The great thing about foreclosures is that they are usually for sale below the market value. This means that you walk in with instant equity and you have an ability to make a really good investment or you get the opportunity to buy a residence at a very affordable price. The thing to keep in mind is that the set price is not always the lowest agreed price by the bank. There is always room to negotiate.
Foreclosed properties are not what banks want on their books. They do not want to own the actual homes but they want the money for the homes. When banks own foreclosures it puts them in the red and in a bad position to have the ability to give out more money for home loans. Their primary goal is to unload the homes as quickly as possible and they are willing to take a hit for the price of the home in order to get rid of it. This puts you in a very good negotiating position.
Negotiating a home with lenders is very easy to do.

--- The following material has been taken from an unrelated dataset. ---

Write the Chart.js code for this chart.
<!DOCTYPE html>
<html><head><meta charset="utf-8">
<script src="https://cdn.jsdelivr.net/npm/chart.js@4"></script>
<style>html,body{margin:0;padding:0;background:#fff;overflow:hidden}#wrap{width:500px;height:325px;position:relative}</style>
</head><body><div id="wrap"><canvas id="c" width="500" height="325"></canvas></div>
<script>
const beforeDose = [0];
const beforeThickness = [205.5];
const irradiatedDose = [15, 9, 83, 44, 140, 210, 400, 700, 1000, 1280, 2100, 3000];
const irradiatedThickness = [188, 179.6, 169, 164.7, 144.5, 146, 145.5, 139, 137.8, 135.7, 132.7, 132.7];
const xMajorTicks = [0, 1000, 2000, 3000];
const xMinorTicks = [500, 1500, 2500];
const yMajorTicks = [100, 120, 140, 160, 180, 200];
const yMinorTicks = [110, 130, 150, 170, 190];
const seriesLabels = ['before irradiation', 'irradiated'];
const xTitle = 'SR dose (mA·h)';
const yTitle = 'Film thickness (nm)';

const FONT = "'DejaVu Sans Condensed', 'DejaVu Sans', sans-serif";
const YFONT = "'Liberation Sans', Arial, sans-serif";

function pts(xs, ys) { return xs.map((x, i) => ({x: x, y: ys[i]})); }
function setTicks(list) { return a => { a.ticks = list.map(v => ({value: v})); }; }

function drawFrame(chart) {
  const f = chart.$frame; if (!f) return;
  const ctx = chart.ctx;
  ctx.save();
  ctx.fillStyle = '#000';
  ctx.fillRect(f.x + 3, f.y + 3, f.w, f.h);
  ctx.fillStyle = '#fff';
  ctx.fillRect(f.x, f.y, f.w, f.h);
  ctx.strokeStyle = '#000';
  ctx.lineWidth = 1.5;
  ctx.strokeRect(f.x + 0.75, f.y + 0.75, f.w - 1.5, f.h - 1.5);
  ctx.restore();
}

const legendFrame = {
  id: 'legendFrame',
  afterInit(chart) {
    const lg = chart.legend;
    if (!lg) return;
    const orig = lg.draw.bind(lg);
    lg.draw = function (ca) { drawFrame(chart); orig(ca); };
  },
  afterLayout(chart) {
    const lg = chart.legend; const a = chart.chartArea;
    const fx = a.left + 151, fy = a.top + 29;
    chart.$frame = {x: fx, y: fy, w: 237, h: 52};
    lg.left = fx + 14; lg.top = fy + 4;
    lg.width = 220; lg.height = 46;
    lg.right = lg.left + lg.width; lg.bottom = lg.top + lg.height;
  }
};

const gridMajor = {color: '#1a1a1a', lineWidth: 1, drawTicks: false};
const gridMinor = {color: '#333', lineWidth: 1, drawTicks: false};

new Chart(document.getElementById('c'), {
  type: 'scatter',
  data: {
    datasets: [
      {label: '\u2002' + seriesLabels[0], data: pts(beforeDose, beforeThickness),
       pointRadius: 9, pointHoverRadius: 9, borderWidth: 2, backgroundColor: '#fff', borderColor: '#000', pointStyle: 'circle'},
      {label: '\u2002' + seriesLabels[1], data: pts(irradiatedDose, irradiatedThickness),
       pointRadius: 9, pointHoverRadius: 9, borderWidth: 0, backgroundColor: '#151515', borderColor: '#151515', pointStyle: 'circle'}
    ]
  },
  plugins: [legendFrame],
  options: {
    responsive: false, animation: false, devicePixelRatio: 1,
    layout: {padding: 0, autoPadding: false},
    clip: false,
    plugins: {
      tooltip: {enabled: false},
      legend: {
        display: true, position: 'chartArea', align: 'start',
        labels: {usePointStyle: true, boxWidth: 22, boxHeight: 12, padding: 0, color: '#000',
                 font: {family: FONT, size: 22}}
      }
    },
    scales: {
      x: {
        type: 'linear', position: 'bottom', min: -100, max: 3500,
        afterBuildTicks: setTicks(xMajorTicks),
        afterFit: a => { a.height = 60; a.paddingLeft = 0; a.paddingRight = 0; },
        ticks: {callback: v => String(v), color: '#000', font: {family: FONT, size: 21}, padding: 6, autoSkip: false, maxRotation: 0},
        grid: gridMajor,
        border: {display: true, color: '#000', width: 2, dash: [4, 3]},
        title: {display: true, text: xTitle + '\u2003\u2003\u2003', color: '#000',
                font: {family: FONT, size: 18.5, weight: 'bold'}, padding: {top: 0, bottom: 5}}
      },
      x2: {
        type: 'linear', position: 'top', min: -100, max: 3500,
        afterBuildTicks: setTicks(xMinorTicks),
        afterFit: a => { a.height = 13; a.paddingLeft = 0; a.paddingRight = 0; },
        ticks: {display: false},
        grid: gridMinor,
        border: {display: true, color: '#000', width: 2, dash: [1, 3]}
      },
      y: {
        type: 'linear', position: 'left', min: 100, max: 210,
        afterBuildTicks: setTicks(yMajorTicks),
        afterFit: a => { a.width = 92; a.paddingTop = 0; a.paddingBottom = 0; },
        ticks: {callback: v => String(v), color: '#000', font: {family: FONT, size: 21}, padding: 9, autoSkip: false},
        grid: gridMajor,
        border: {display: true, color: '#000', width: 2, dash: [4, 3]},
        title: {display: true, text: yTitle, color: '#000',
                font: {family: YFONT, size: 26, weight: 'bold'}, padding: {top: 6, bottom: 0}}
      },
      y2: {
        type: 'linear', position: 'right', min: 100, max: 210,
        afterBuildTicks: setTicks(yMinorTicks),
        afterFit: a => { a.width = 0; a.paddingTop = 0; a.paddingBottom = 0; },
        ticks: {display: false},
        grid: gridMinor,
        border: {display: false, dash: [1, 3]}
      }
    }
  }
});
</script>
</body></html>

Even though the home may already be approximately 20% below the market value you need to come in with a low offer. If the lender is not happy with the offer they will come back to you with a counter offer. You should start with taking an additional 20% off the top of the set sales price of the home for your first initial offer. See what the lender comes back with. They may agree right away with the price or they may come back with the lowest price they are willing to sell the home for.
Bank owned repossessed properties are easy to negotiate and you can bring the price down even lower with the lender, especially if they have had possession of the home for more than six months. Always negotiate a lower price with the bank and get the lowest price that you can.